Recursion vs Iteration

Recursion works best when:

The problem has a natural recursive structure (trees, graphs, divide and conquer)
The input can be defined recursively (lists, trees, combinatorial search)
The backtracking pattern fits (try choice, recurse, undo)
Code clarity and brevity matter more than performance

Iteration is better when:

Stack depth could be a problem (deep recursion = stack overflow)
The problem is linear (looping through an array)
Performance is critical (function calls have overhead)
The recursion would have duplicate work (use memoization or iteration)

Decision guide:

Pattern	Use recursion?	Why
Tree traversal	Yes	Natural recursive structure
Array iteration	No	Simple loop is faster
Permutations / subsets	Yes	Backtracking is naturally recursive
Factorial / Fibonacci	Memoized recursion or iteration	Naive recursion is wasteful
Divide & conquer (merge sort)	Yes	Divide + combine is recursive
BFS / level order	No	Queue iteration is simpler

Warning signs for recursion:

Depth could exceed 1000 (stack overflow)
Problem has no overlapping subproblems (simple iteration works)
You need to pass mutable state through many levels

Common Mistakes / Gotchas

Missing base case (infinite recursion) Without a base case, recursion never stops and you get stack overflow. Always write the base case first.

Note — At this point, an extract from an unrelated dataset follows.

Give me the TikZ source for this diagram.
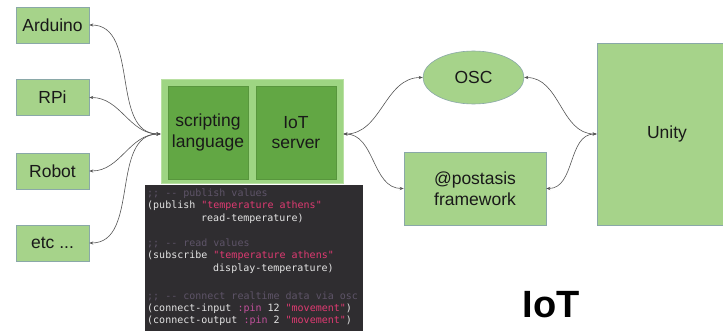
\documentclass[tikz,border=0pt]{standalone}
\usepackage{fontspec}
\setmainfont{Liberation Sans}
\setmonofont{DejaVu Sans Mono}
\usetikzlibrary{arrows.meta,shapes.geometric}
\definecolor{lg}{HTML}{A6D38A}
\definecolor{dg}{HTML}{62A744}
\definecolor{bd}{HTML}{8AA8A8}
\definecolor{cbd}{HTML}{B9E0A2}
\definecolor{codebg}{HTML}{2F2D30}
\definecolor{cstr}{HTML}{E03A72}
\definecolor{ccom}{HTML}{5E5468}
\definecolor{ctxt}{HTML}{E4E4E4}
\definecolor{ckey}{HTML}{C0509A}
\definecolor{lnc}{HTML}{555555}
\begin{document}
\begin{tikzpicture}[x=1pt,y=-1pt,
  box/.style={draw=bd, line width=0.6pt, fill=lg, inner sep=0pt, font=\fontsize{17.5}{20.5}\selectfont, text=black!90, align=center},
  inbox/.style={draw=dg!90!black, line width=0.4pt, fill=dg, inner sep=0pt, font=\fontsize{17.5}{20.5}\selectfont, text=black!90, align=center, minimum width=80pt, minimum height=93pt},
  conn/.style={draw=lnc, line width=0.6pt, {Stealth[length=4pt,width=3.2pt]}-{Stealth[length=4pt,width=3.2pt]}},
  code/.style={anchor=west, inner sep=0pt, text=ctxt, font=\ttfamily\fontsize{10}{12}\selectfont},
  com/.style={code, text=ccom}
]
\useasboundingbox (0,0) rectangle (723,331);
\fill[white] (0,0) rectangle (723,331);

% left boxes
\node[box, minimum width=73pt, minimum height=36pt] (ard) at (52.5,25) {Arduino};
\node[box, minimum width=73pt, minimum height=36pt] (rpi) at (52.5,97.5) {RPi};
\node[box, minimum width=73pt, minimum height=36pt] (rob) at (52.5,171) {Robot};
\node[box, minimum width=73pt, minimum height=36pt] (etc) at (52.5,243) {etc ...};

% container
\node[draw=cbd, line width=0.8pt, fill=lg!95!green, inner sep=0pt, minimum width=182pt, minimum height=104pt] (cont) at (252,131) {};
\node[inbox] (scr) at (208,132.5) {scripting\\language};
\node[inbox] (iot) at (296,132.5) {IoT\\server};

% code box
\node[fill=codebg, inner sep=0pt, minimum width=218pt, minimum height=146pt] (codebox) at (254,258) {};
\node[com]  (c1) at (147,194) {;; -- publish values};
\node[code] (c2) at (147,206) {(publish \textcolor{cstr}{"temperature athens"}};
\node[code] (c3) at (201,219) {read-temperature)};
\node[com]  (c4) at (147,243) {;; -- read values};
\node[code] (c5) at (147,256) {(subscribe \textcolor{cstr}{"temperature athens"}};
\node[code] (c6) at (213,269) {display-temperature)};
\node[com]  (c7) at (147,296) {;; -- connect realtime data via osc};
\node[code] (c8) at (147,309) {(connect-input \textcolor{ckey}{:pin} 12 \textcolor{cstr}{"movement"})};
\node[code] (c9) at (147,321) {(connect-output \textcolor{ckey}{:pin} 2 \textcolor{cstr}{"movement"})};

% right side
\node[box, ellipse, minimum width=101pt, minimum height=53pt] (osc) at (473.5,77.5) {OSC};
\node[box, minimum width=142pt, minimum height=73pt] (post) at (475,188.5) {@postasis\\framework};
\node[box, minimum width=140pt, minimum height=182pt] (unity) at (667,134) {Unity};

% IoT label
\node[inner sep=0pt, font=\bfseries\fontsize{38}{40}\selectfont] (lbl) at (551,305) {IoT};

% connectors
\draw[conn] (ard.east) to[out=0,in=180] ([yshift=-3pt]cont.west);
\draw[conn] (rpi.east) to[out=0,in=180] ([yshift=-3pt]cont.west);
\draw[conn] (rob.east) to[out=0,in=180] ([yshift=-3pt]cont.west);
\draw[conn] (etc.east) to[out=0,in=180] ([yshift=-3pt]cont.west);
\draw[conn] ([yshift=-3pt]cont.east) to[out=0,in=180] (osc.west);
\draw[conn] ([yshift=-3pt]cont.east) to[out=0,in=180] (post.west);
\draw[conn] (osc.east) to[out=0,in=180] (unity.west);
\draw[conn] (post.east) to[out=0,in=180] (unity.west);
\end{tikzpicture}
\end{document}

Not returning the recursive result factorial(n) = n * factorial(n - 1) - if you forget the return, the function returns undefined / null. Always return the recursive result.

Naive Fibonacci is O(2ⁿ) fib(n) = fib(n-1) + fib(n-2) without memoization recomputes the same values exponentially. Use memoization or iteration.

Stack overflow from deep recursion Each call adds a stack frame. For depth > 1000 (Python), > 10000 (C#/Java/C++), you risk overflow. Consider iterative alternatives for linear problems.

Modifying shared state during recursion If you pass a mutable list down recursive calls and mutate it, you need to undo (backtrack) or copy. Forgetting the undo step corrupts sibling branches.

Confusing recursion depth with problem size A recursive function on a balanced tree of n nodes has O(log n) depth, not O(n). Depth depends on structure, not total elements.